Vanessa Borcherding, Systems Administrator for the Institute for Computational Biomedicine, Weill Cornell Medical College, remarked, “ The ICB is focused on enabling computational methodologies in the biological sciences, including genome studies, molecular modeling and modeling of cell and organ systems.  The Cofrin Center’s Facility allows us to take many pieces of data from a computer and reconstruct it in an immersive 3D environment to help researchers make decisions and gain insights quickly and intuitively.”

Borcherding added, “Pixel density is key to visualizing the vast amount of data we need to analyze.
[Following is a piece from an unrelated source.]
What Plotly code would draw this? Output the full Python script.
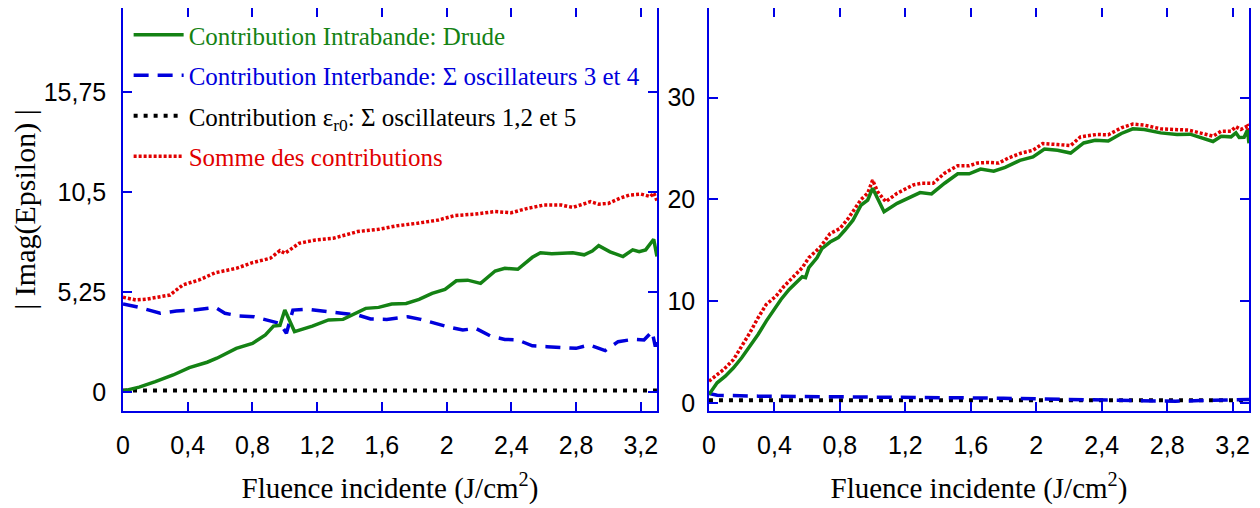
"""Imag(Epsilon) contributions vs incident fluence, two panels"""

import plotly.graph_objects as go

# ---- left panel data ----
left_x_drude = [0, 0.1, 0.2, 0.31, 0.41, 0.52, 0.58, 0.70, 0.80, 0.88, 0.93, 0.97, 1.00, 1.06,
                1.17, 1.27, 1.36, 1.50, 1.58, 1.66, 1.75, 1.83, 1.91, 1.99, 2.06, 2.13, 2.21,
                2.30, 2.36, 2.44, 2.53, 2.58, 2.65, 2.78, 2.85, 2.90, 2.94, 3.01, 3.09, 3.15,
                3.19, 3.23, 3.28, 3.30]
left_drude = [0.05, 0.25, 0.54, 0.89, 1.28, 1.56, 1.77, 2.29, 2.55, 2.99, 3.46, 3.50, 4.30, 3.17,
              3.46, 3.78, 3.81, 4.39, 4.44, 4.62, 4.65, 4.86, 5.18, 5.39, 5.84, 5.87, 5.70,
              6.35, 6.49, 6.44, 7.07, 7.31, 7.26, 7.31, 7.20, 7.40, 7.68, 7.36, 7.11, 7.46,
              7.36, 7.46, 8.02, 7.11]

left_x_inter = [0, 0.1, 0.23, 0.33, 0.44, 0.57, 0.63, 0.72, 0.81, 0.91, 0.97, 1.01, 1.05, 1.14,
                1.24, 1.35, 1.45, 1.53, 1.63, 1.76, 1.84, 1.94, 2.02, 2.10, 2.18, 2.27, 2.36,
                2.44, 2.53, 2.62, 2.73, 2.80, 2.88, 2.98, 3.06, 3.15, 3.22, 3.27, 3.29, 3.30]
left_inter = [4.62, 4.44, 4.13, 4.25, 4.30, 4.44, 4.13, 3.99, 3.95, 3.74, 3.60, 3.08, 4.30, 4.34,
              4.22, 4.13, 4.04, 3.83, 3.81, 3.95, 3.81, 3.57, 3.39, 3.25, 3.34, 2.94, 2.76,
              2.73, 2.42, 2.38, 2.35, 2.29, 2.47, 2.17, 2.64, 2.76, 2.73, 3.17, 2.38, 2.80]

left_x_eps = [0, 0.5, 1.0, 1.5, 2.0, 2.5, 3.0, 3.3]
left_eps = [0.08, 0.08, 0.08, 0.08, 0.08, 0.08, 0.08, 0.08]

left_x_sum = [0, 0.08, 0.15, 0.29, 0.37, 0.47, 0.57, 0.70, 0.80, 0.91, 0.97, 1.00, 1.09, 1.19,
              1.30, 1.37, 1.45, 1.58, 1.69, 1.82, 1.95, 2.05, 2.18, 2.30, 2.40, 2.50, 2.60,
              2.71, 2.78, 2.89, 2.94, 3.00, 3.07, 3.13, 3.20, 3.26, 3.28, 3.30]
left_sum = [4.97, 4.83, 4.88, 5.09, 5.62, 5.88, 6.26, 6.49, 6.79, 7.02, 7.42, 7.28, 7.81, 7.98,
            8.07, 8.24, 8.42, 8.54, 8.72, 8.86, 9.03, 9.26, 9.34, 9.47, 9.41, 9.64, 9.81,
            9.81, 9.69, 9.99, 9.86, 9.90, 10.17, 10.34, 10.39, 10.26, 10.45, 10.05]

# ---- right panel data ----
right_x_drude = [0, 0.02, 0.05, 0.10, 0.15, 0.20, 0.25, 0.30, 0.35, 0.40, 0.44, 0.49, 0.54, 0.57,
                 0.59, 0.61, 0.66, 0.69, 0.74, 0.79, 0.83, 0.88, 0.93, 0.97, 1.00, 1.07, 1.15,
                 1.22, 1.29, 1.36, 1.44, 1.52, 1.59, 1.66, 1.74, 1.81, 1.90, 1.98, 2.05, 2.13,
                 2.21, 2.29, 2.36, 2.44, 2.52, 2.59, 2.66, 2.76, 2.86, 2.94, 3.02, 3.08, 3.13,
                 3.19, 3.22, 3.24, 3.27, 3.29, 3.30]
right_drude = [0.82, 1.31, 1.97, 2.62, 3.44, 4.43, 5.57, 6.72, 8.03, 9.18, 10.16, 11.15, 11.97, 12.39,
               12.30, 13.28, 14.26, 15.15, 15.80, 16.24, 16.96, 17.95, 19.44, 19.93, 21.09, 18.78, 19.60,
               20.10, 20.66, 20.53, 21.58, 22.51, 22.51, 22.97, 22.77, 23.14, 23.83, 24.16, 24.95, 24.82,
               24.55, 25.54, 25.81, 25.74, 26.47, 26.93, 26.86, 26.53, 26.37, 26.40, 25.94, 25.68, 26.20,
               26.14, 26.53, 26.07, 26.10, 26.80, 25.50]

right_x_inter = [0, 0.05, 0.3, 0.5, 0.8, 1.1, 1.5, 1.8, 2.0, 2.3, 2.6, 2.7, 2.85, 3.0, 3.15, 3.3]
right_inter = [0.92, 0.75, 0.66, 0.62, 0.60, 0.55, 0.50, 0.45, 0.40, 0.33, 0.30, 0.26, 0.16, 0.22,
               0.30, 0.33]

right_x_eps = [0, 0.5, 1.0, 1.5, 2.0, 2.5, 3.0, 3.3]
right_eps = [0.25, 0.25, 0.25, 0.25, 0.25, 0.25, 0.25, 0.25]

right_x_sum = [0, 0.04, 0.09, 0.15, 0.20, 0.25, 0.30, 0.35, 0.41, 0.46, 0.52, 0.57, 0.61, 0.65,
               0.68, 0.74, 0.80, 0.85, 0.90, 0.93, 0.97, 1.00, 1.03, 1.08, 1.15, 1.25, 1.30,
               1.37, 1.44, 1.52, 1.59, 1.64, 1.71, 1.77, 1.83, 1.91, 1.98, 2.04, 2.13, 2.21,
               2.27, 2.37, 2.44, 2.52, 2.59, 2.66, 2.76, 2.83, 2.93, 3.00, 3.08, 3.13, 3.19,
               3.22, 3.25, 3.29, 3.30]
right_sum = [2.13, 2.62, 3.28, 4.26, 5.57, 6.89, 8.36, 9.67, 10.49, 11.48, 12.46, 13.28, 14.26, 14.92,
             15.30, 16.63, 17.13, 18.10, 19.27, 20.00, 20.60, 21.90, 20.76, 19.77, 20.60, 21.42, 21.58,
             21.58, 22.57, 23.30, 23.30, 23.56, 23.63, 23.56, 24.06, 24.55, 24.82, 25.48, 25.38, 25.28,
             26.14, 26.37, 26.34, 27.03, 27.39, 27.29, 26.93, 26.86, 26.80, 26.53, 26.20, 26.70, 26.70,
             27.13, 26.86, 27.20, 26.20]

x_ticks = [0, 0.4, 0.8, 1.2, 1.6, 2, 2.4, 2.8, 3.2]
x_ticklabels = ['0', '0,4', '0,8', '1,2', '1,6', '2', '2,4', '2,8', '3,2']
left_y_ticks = [0, 5.25, 10.5, 15.75]
left_y_ticklabels = ['0', '5,25', '10,5', '15,75']
right_y_ticks = [0, 10, 20, 30]

names = ['Contribution Intrabande: Drude',
         'Contribution Interbande: Σ oscillateurs 3 et 4',
         'Contribution ε<sub>r0</sub>: Σ oscillateurs 1,2 et 5',
         'Somme des contributions']

GREEN = 'rgb(20,130,20)'
BLUE = 'rgb(0,0,220)'
BLACK = 'black'
RED = 'rgb(225,0,0)'
FRAME = 'rgb(0,0,230)'

styles = [dict(color=GREEN, width=3.5),
          dict(color=BLUE, width=3.5, dash='15px,9px'),
          dict(color=BLACK, width=4, dash='4px,6px'),
          dict(color=RED, width=3.5, dash='3px,2px')]

fig = go.Figure()

left_series = [(left_x_drude, left_drude), (left_x_inter, left_inter),
               (left_x_eps, left_eps), (left_x_sum, left_sum)]
right_series = [(right_x_drude, right_drude), (right_x_inter, right_inter),
                (right_x_eps, right_eps), (right_x_sum, right_sum)]

# draw order: sum first, drude last; legend order via legendrank
for i in [3, 2, 1, 0]:
    xs, ys = left_series[i]
    label = '<span style="color:%s">%s</span>' % (styles[i]['color'], names[i])
    fig.add_trace(go.Scatter(x=xs, y=ys, mode='lines', line=styles[i], name=label,
                             legendgroup=str(i), legendrank=i + 1,
                             xaxis='x', yaxis='y'))
for i in [3, 2, 1, 0]:
    xs, ys = right_series[i]
    fig.add_trace(go.Scatter(x=xs, y=ys, mode='lines', line=styles[i], showlegend=False,
                             xaxis='x2', yaxis='y2'))

axis_common = dict(showline=True, linecolor=FRAME, linewidth=1.5, mirror='ticks',
                   ticks='inside', tickcolor=FRAME, ticklen=9, tickwidth=1.5,
                   showgrid=False, zeroline=False, automargin=False,
                   tickfont=dict(family='Liberation Sans', size=25, color='black'))

x_title = dict(text='Fluence incidente (J/cm<sup>2</sup>)',
               font=dict(family='Liberation Serif', size=29, color='black'), standoff=20)

# the page body adds an 8px margin, so the figure is 8px smaller and margins shifted
fig.update_layout(
    width=1252, height=500,
    paper_bgcolor='white', plot_bgcolor='white',
    margin=dict(l=115, r=11, t=0, b=97),
    xaxis=dict(domain=[0, 0.4742], range=[0, 3.3], tickvals=x_ticks, ticktext=x_ticklabels,
               ticklabelstandoff=11, title=x_title, anchor='y', **axis_common),
    yaxis=dict(range=[-1.0, 20.16], tickvals=left_y_ticks, ticktext=left_y_ticklabels,
               ticklabelstandoff=10, anchor='x',
               title=dict(text='| Imag(Epsilon) |',
                          font=dict(family='Liberation Serif', size=30, color='black'),
                          standoff=4),
               **axis_common),
    xaxis2=dict(domain=[0.5204, 1.0], range=[0, 3.3], tickvals=x_ticks, ticktext=x_ticklabels,
                ticklabelstandoff=11, title=x_title, anchor='y2', **axis_common),
    yaxis2=dict(range=[-0.8, 38.8], tickvals=right_y_ticks, ticklabelstandoff=7, anchor='x2',
                **axis_common),
    showlegend=True,
    legend=dict(x=0.005, y=0.99, xanchor='left', yanchor='top', bgcolor='rgba(0,0,0,0)',
                font=dict(family='Liberation Serif', size=25), tracegroupgap=5,
                itemwidth=50),
)

fig.write_html("out.html")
We chose Christie because they were the only company to propose a genuine high definition CAVE solution, which no one else could offer.  We were especially impressed with their forward-thinking, innovative approach, their expertise in building visualization facilities, and their ability to perfectly integrate this technology to meet not only our technical needs, but our rigid engineering requirements as well.”

Anyway, as you can see from the image the walls of the CAVE are pretty big, and the projectors used in CAVEs have been historically fairly low resolution, making them a good solution for datasets with a strongly spatial component or complex spatial relationships if you were willing to accept some smoothing. Of course, as datasets continue to grow along with the HPC machines that produce them, this tradeoff is increasingly undesirable. Thus the relevance of the Christie announcement. 3.68 MP per wall is a nice improvement, but of course we are going to need much higher resolution very soon as trans-petaFLOPS machines become more common.